En quoi le prochain plan quinquennal se distingue-t-il des précédents ?

Les opinions des experts diffèrent au sujet de la consommation des ménages, qui stagne en Chine à moins de 40 % du PIB depuis 15 ans, contre 55 % au Canada. Cette faiblesse est l’une des sources de la déflation qui frappe la Chine.
« On reconnaît qu’il faut développer le marché intérieur, ce qu’on voyait en 2020, mais la question est davantage prise au sérieux », dit Scott Kennedy, du Centre d’études stratégiques et internationales à Washington, qui a écrit cinq livres sur l’empire du Milieu. « Le problème, c’est qu’on ne parle pas de la nécessité de développer les services ni du problème du chômage des jeunes diplômés universitaires. »
Les dirigeants chinois préfèrent des constructions et des produits tangibles, disent M. Kennedy et M. Wang. « Il y a un mépris du PCC pour les produits pour consommateurs de la Silicon Valley, dit M. Wang. Xi Jinping a dit qu’il ne fallait pas que les ménages chinois deviennent paresseux. Il y a des subventions pour remplacer les électroménagers. Il y a des conseils aux diplômés universitaires d’accepter des postes manuels qui ne leur conviennent pas nécessairement. »

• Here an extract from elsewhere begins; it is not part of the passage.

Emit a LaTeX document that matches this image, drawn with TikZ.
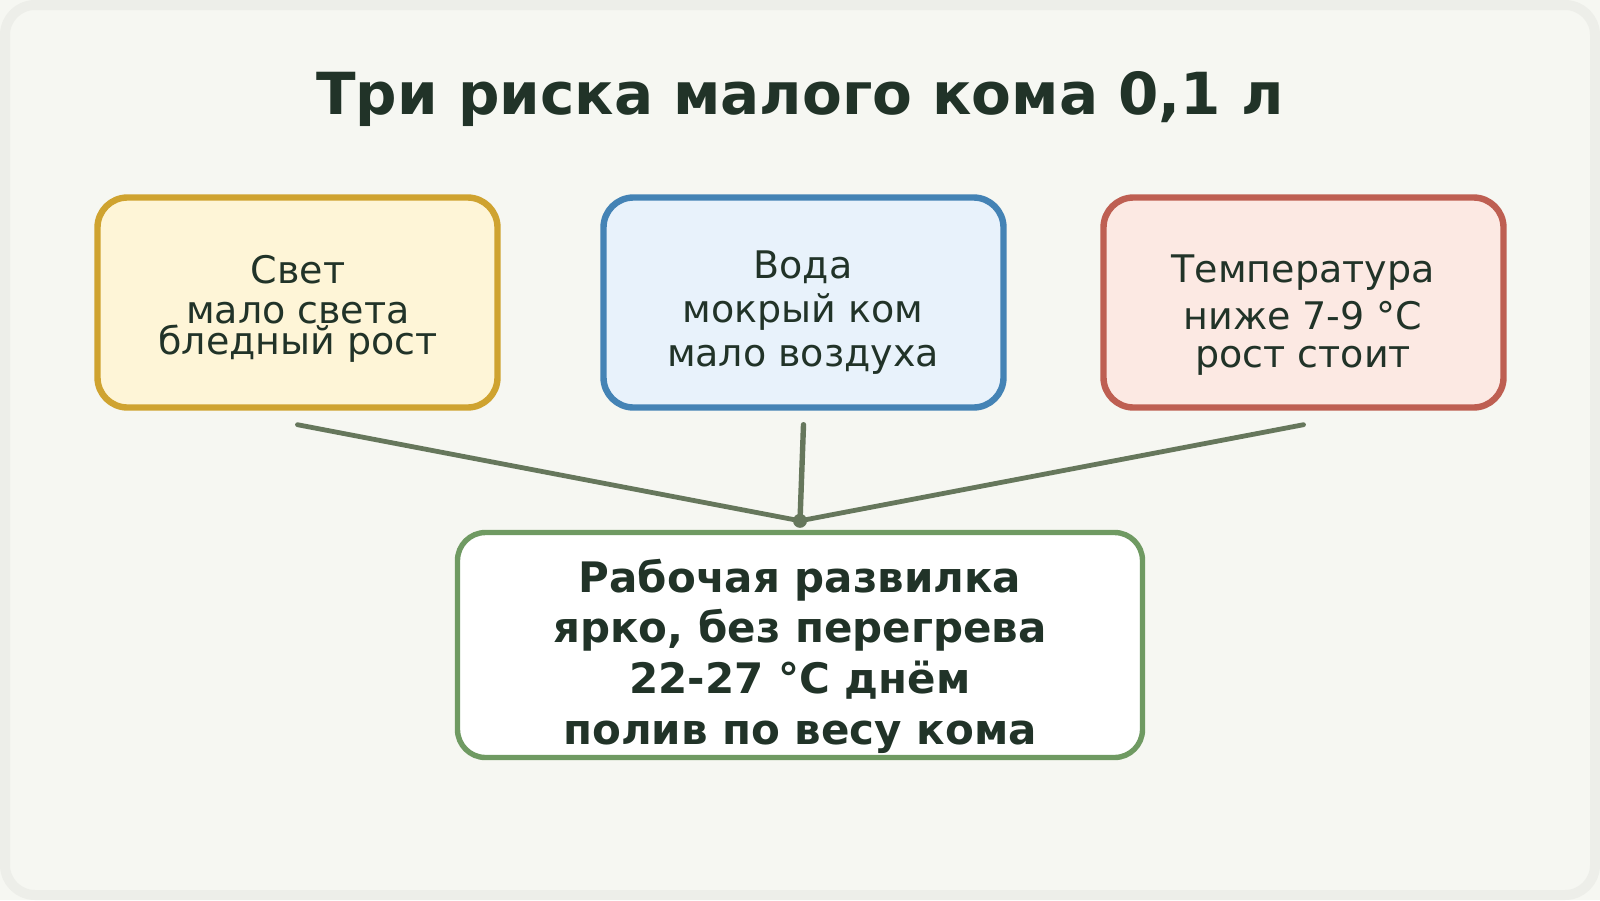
\documentclass[tikz,border=0pt]{standalone}
\usepackage{fontspec}
\setmainfont{DejaVu Sans}
\definecolor{pagebg}{HTML}{F6F7F2}
\definecolor{framegray}{HTML}{EDEEE9}
\definecolor{ink}{HTML}{213328}
\definecolor{linkc}{HTML}{66775C}
\definecolor{yfill}{HTML}{FEF5D7}
\definecolor{ydraw}{HTML}{CFA330}
\definecolor{bfill}{HTML}{E8F2FB}
\definecolor{bdraw}{HTML}{4483B5}
\definecolor{rfill}{HTML}{FCE9E3}
\definecolor{rdraw}{HTML}{BE5F52}
\definecolor{gdraw}{HTML}{6F9A62}
\begin{document}
\begin{tikzpicture}[x=0.5pt,y=-0.5pt,
  riskbox/.style={draw, line width=3.2pt, rounded corners=15pt, minimum width=200pt, minimum height=105pt, inner sep=0pt},
  risktext/.style={text=ink, font=\fontsize{19}{22}\selectfont, align=center, inner sep=0pt},
  mainbox/.style={draw=gdraw, fill=white, line width=2.7pt, rounded corners=14pt, minimum width=342.5pt, minimum height=112.5pt, inner sep=0pt},
  maintext/.style={text=ink, font=\fontsize{21}{25.35}\selectfont\bfseries, align=center, inner sep=0pt},
  link/.style={draw=linkc, line width=2.4pt, line cap=round}]
\useasboundingbox (0,0) rectangle (1600,900);
\fill[pagebg] (0,0) rectangle (1600,900);
\draw[framegray, line width=5pt, fill=pagebg, rounded corners=15pt] (5,5) rectangle (1595,895);
\node[text=ink, font=\fontsize{29}{35}\selectfont\bfseries, anchor=base, inner sep=0pt] (title) at (800,114) {Три риска малого кома 0,1 л};
\node[riskbox, draw=ydraw, fill=yfill] (b1) at (297.5,302.5) {};
\node[riskbox, draw=bdraw, fill=bfill] (b2) at (803.5,302.5) {};
\node[riskbox, draw=rdraw, fill=rfill] (b3) at (1303.5,302.5) {};
\node[risktext] (t1) at (298,309) {Свет\\[-2pt]мало света\\[-6.2pt]бледный рост};
\node[risktext] (t2) at (803,313) {Вода\\мокрый ком\\мало воздуха};
\node[risktext] (t3) at (1303,315) {Температура\\[1.3pt]ниже 7-9 °C\\[-2.8pt]рост стоит};
\node[mainbox] (m) at (800,645) {};
\node[maintext] (mt) at (800,656) {Рабочая развилка\\ярко, без перегрева\\22-27 °C днём\\полив по весу кома};
\coordinate (s1) at ([yshift=-7pt]b1.south);
\coordinate (s2) at ([yshift=-7pt]b2.south);
\coordinate (s3) at ([yshift=-7pt]b3.south);
\coordinate (j) at ([yshift=4.5pt]m.north);
\draw[link] (s1) -- (j);
\draw[link, line width=2.7pt] (s2) -- (j);
\draw[link] (s3) -- (j);
\fill[linkc] (j) circle (3.5pt);
\end{tikzpicture}
\end{document}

Julian Karaguesian, économiste de l’Université McGill qui a publié l’été dernier une lettre ouverte recommandant de resserrer les liens avec la Chine1, est plus optimiste sur la capacité de la Chine à s’attaquer au chômage des jeunes et à la faible demande intérieure. Il pense que la réponse aux droits de douane américains misera sur les exportations vers d’autres pays et sur le développement du marché intérieur, y compris les services sociaux.
Deux politologues spécialistes de la Chine, Lizzi Lee de l’Asia Society de Washington et Arendse Huld de China Briefing de Hong Kong, confirment que des investissements dans les services sociaux, notamment auprès des personnes âgées, mentionnés dans le communiqué de jeudi, pourraient régler le problème de la faiblesse du marché intérieur. « Il faudra voir s’il y a des cibles spécifiques sur les services sociaux et le marché intérieur dans les documents du plan quinquennal en mars, ou si ce sont plutôt des changements prudents aux politiques sociales », dit Mme Lee.